In [6]:
'''
Downloading the FoodEx database if not already done from their public wiki
'''
import os
import requests
from tqdm import tqdm    

url = 'https://github.com/openefsa/efsa-catalogues/releases/download/12.0/MTX_FULL_12_0.ecf'
f = 'data/MTX_FULL_12_0.ecf'
force = False
if not os.path.exists(f) or force:
    response = requests.get(url, stream=True)
    with open(f, "wb") as handle:
        for data in tqdm(response.iter_content(chunk_size=1024), unit="kB"):
            handle.write(data)
    print("File downloaded succesfully")
else:
    print("Skipping download, file already exists")


3715kB [00:00, 5787.73kB/s]

File downloaded succesfully





In [24]:
'''
Storing FoodEx database in parent-child tabular form if not already done
'''

import os
import gc
import pandas as pd
from bs4 import BeautifulSoup
from zipfile import ZipFile
from bs4.element import Tag, NavigableString

def main():
    f_ecf = 'data/MTX_FULL_12_0.ecf'
    f_xl = 'data/MTX_FULL_12_0.xlsx'
    force = False
    if not os.path.exists(f_ecf):
        raise FileNotFoundError("Please execute the previous step to download the ecf file")
    print("reading ecf file")
    with ZipFile(f_ecf) as zf:
        with zf.open('MTX_FULL_12_0.xml') as f:
            soup = BeautifulSoup(f, 'xml')
    if force:
        os.unlink(f_xl)
    if not os.path.exists(f_xl):
        with pd.ExcelWriter(f_xl, engine='xlsxwriter') as writer:  
            hierarchies = get_hierarchies(soup)
            print(f"writing {len(hierarchies)} hierarchies to excel and pickle")
            hierarchies.to_excel(writer,sheet_name='Hierarchies')
            hierarchies.to_pickle("data/hierarchies.pickle")
            attrs = get_attributes(soup)
            print(f"writing {len(attrs)} attributes to excel and pickle")
            attrs.to_excel(writer,sheet_name='Attributes') 
            attrs.to_pickle("data/attributes.pickle")
            terms = get_terms(soup)
            print(f"writing {len(terms)} terms to excel and pickle")
            terms.to_excel(writer,sheet_name='Terms')   
            terms.to_pickle("data/terms.pickle")
            print("Dataframes saved successfully")
    else:
        print("Skipping wrinting to file since it exists already")

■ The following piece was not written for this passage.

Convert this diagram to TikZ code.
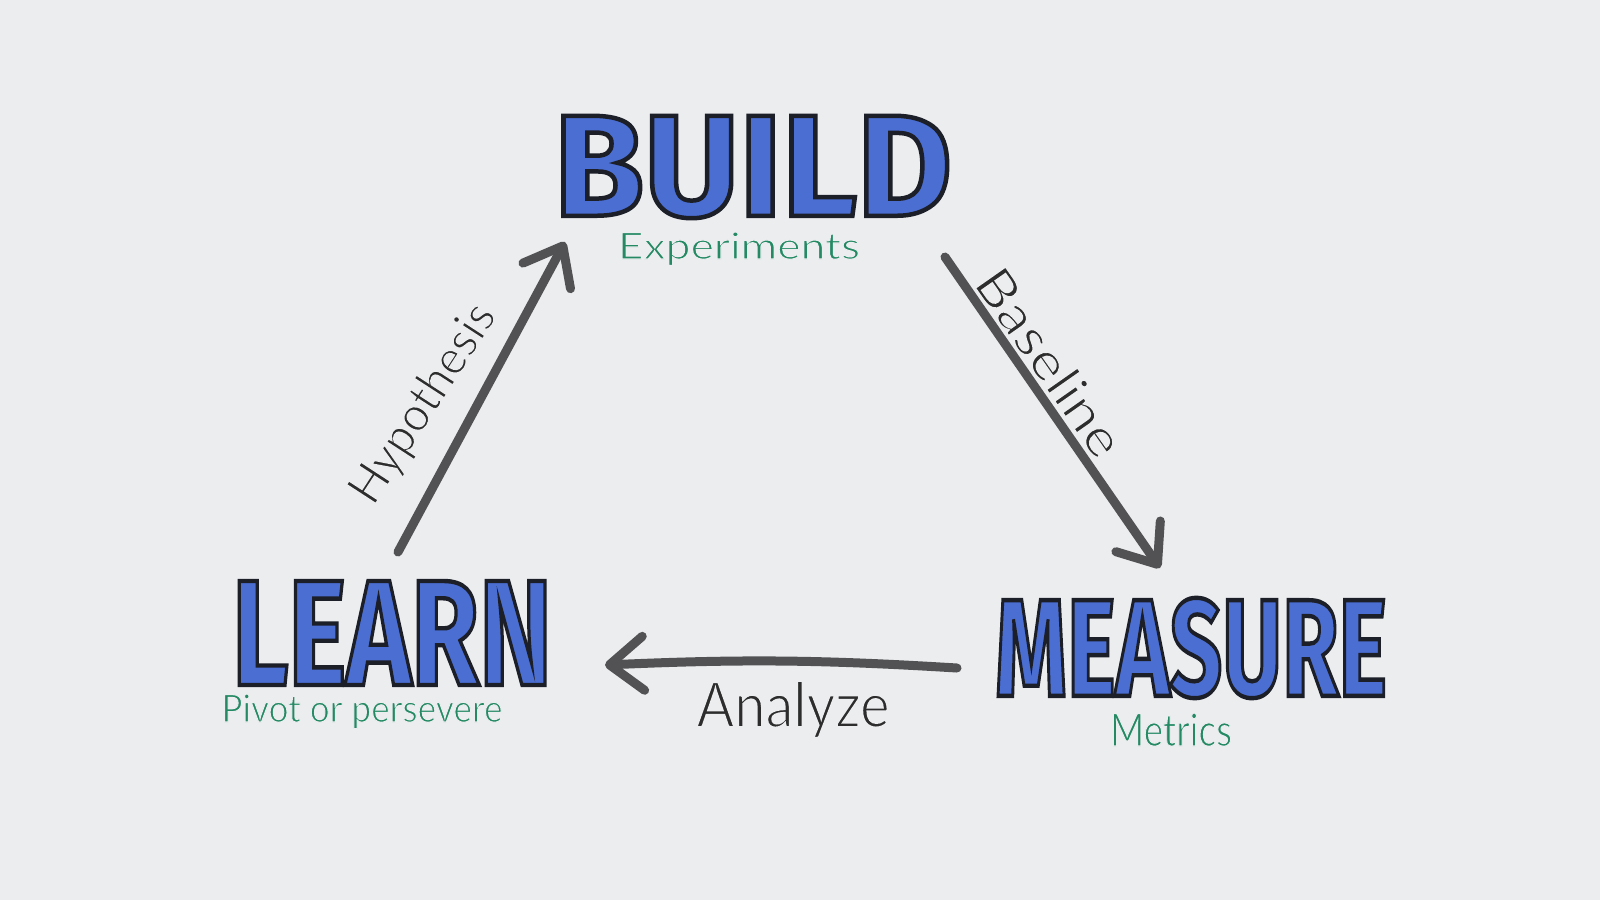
\documentclass[tikz,border=0pt]{standalone}
\usepackage{fontspec}
\usepackage{graphicx}
\usetikzlibrary{arrows.meta}
\newfontfamily\bigfont{Fira Sans}
\newfontfamily\handfont{Lato}
\definecolor{bg}{RGB}{236,237,239}
\definecolor{inkblue}{RGB}{74,110,210}
\definecolor{inkgreen}{RGB}{36,138,100}
\definecolor{inkgray}{RGB}{82,82,84}
\definecolor{inktext}{RGB}{45,45,45}
% outlined marker word: fill blue, stroke dark (PDF text render mode 2)
\newcommand{\markerword}[7]{%
  \node[inner sep=0pt,text=inkblue] (#1) at (#2,#3)
    {\resizebox{#4pt}{#5pt}{\fontsize{#6}{#6}\bigfont\bfseries
      \special{pdf:literal direct 2 Tr 4.5 w 0.11 0.118 0.157 RG}#7\special{pdf:literal direct 0 Tr}}};}
% thin pen text: fill, then stroke with the background colour to thin the strokes
\newcommand{\pen}[3]{\fontsize{#1}{#1}\handfont
  \special{pdf:literal direct 2 Tr #2 w 0.925 0.929 0.937 RG}#3\special{pdf:literal direct 0 Tr}}
\tikzset{
  flow/.style={draw=inkgray, line width=9pt, line cap=round,
    -{Straight Barb[length=34pt,width=54pt,line cap=round,line join=round]}},
  sub/.style={inner sep=0pt, text=inkgreen},
  lbl/.style={inner sep=0pt, text=inktext}
}
\begin{document}
\begin{tikzpicture}[x=1pt,y=-1pt]
\fill[bg] (0,0) rectangle (1600,900);
\useasboundingbox (0,0) rectangle (1600,900);

\markerword{build}{753}{167}{398}{100}{145}{BUILD}
\markerword{learn}{392}{633}{320}{104}{154}{LEARN}
\markerword{measure}{1191}{648}{392}{98}{142}{MEASURE}

\node[sub, anchor=base] (exp) at (739,259) {\resizebox{242pt}{27pt}{\pen{37.5}{1.1}{Experiments}}};
\node[sub, anchor=base] (piv) at (362,722) {\resizebox{281pt}{28pt}{\pen{39}{1.1}{Pivot or persevere}}};
\node[sub, anchor=base] (met) at (1171,746) {\resizebox{122pt}{33pt}{\pen{46}{1.2}{Metrics}}};

\coordinate (h0) at (398,552);
\coordinate (h1) at (565,242);
\coordinate (b0) at (945,257);
\coordinate (b1) at (1160,568);
\coordinate (a0) at (957,668);
\coordinate (a1) at (605,665);

\draw[flow] (h0) -- (h1);
\draw[flow] (b0) -- (b1);
\draw[flow] (a0) to[bend right=3] (a1);

\node[lbl, rotate=57] (hyp) at (424,404) {\resizebox{228pt}{36pt}{\pen{49}{1.5}{Hypothesis}}};
\node[lbl, rotate=-55] (base) at (1050,362) {\resizebox{218pt}{38pt}{\pen{51}{1.5}{Baseline}}};
\node[lbl, anchor=base] (ana) at (793,727) {\resizebox{193pt}{46pt}{\pen{62}{1.8}{Analyze}}};
\end{tikzpicture}
\end{document}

def leafmap(node, excluded_parents = {}, force_set = False):
    res = {}
    for desc in node.descendants:
        
        if type(desc)==Tag and len(desc.contents) == 1 and type(desc.contents[0]) == NavigableString and (desc.parent.name not in excluded_parents):
            key = desc.name
            val = desc.contents[0].text
            if key not in res:
                res[key] = val if not force_set else {val}
            else:
                if type(res[key]) is str:
                    res[key] = {res[key]}
                res[key].add(val)
    return res

def get_hierarchies(soup):
    hierarchies = pd.DataFrame([leafmap(h) for h in soup.find_all("hierarchy")])
    hierarchies["hierarchyOrder"] = hierarchies["hierarchyOrder"].astype(int)
    return hierarchies.sort_values("hierarchyOrder", ignore_index = True)

def get_attributes(soup):
   attrs = pd.DataFrame([leafmap(h) for h in soup.find_all("attribute")])
   attrs["attributeOrder"] = attrs["attributeOrder"].astype(int)
   return attrs.sort_values("attributeOrder", ignore_index = True)

def get_attributes(soup):
   attrs = pd.DataFrame([leafmap(h) for h in soup.find_all("attribute")])
   attrs["attributeOrder"] = attrs["attributeOrder"].astype(int)
   return attrs.sort_values("attributeOrder", ignore_index = True)

def get_terms(soup):
   nodes = soup.find_all("term")
   dicts = []
   for node in nodes:
       term = leafmap(node, {"hierarchyAssignment", "implicitAttribute", "attributeValues"}) 
       #extracting hierarchy assignements
       found_ha = False
       for ia in node.find_all("implicitAttribute"):
         attr = ia.find("attributeCode").text
         values = {value.text for value in ia.find_all("attributeValue")}
         if attr in term:
             raise KeyError("The implicit attributs is going to override an existuing value, this is unexpected")
         term[attr] = values
       for ha in node.find_all("hierarchyAssignment"):
           dicts.append({**term, **leafmap(ha)})
           found_ha = True
       if not found_ha:
           dicts.append(term)
   df = pd.DataFrame(dicts)
   df["order"] = df["order"].astype(int)
   return df.sort_values(["hierarchyCode", "parentCode", "order"], ignore_index = True)

main()
gc.collect()

reading ecf file
writing 36 hierarchies to excel and pickle
writing 47 attributes to excel and pickle
writing 79901 terms to excel and pickle
Dataframes saved successfully


13675740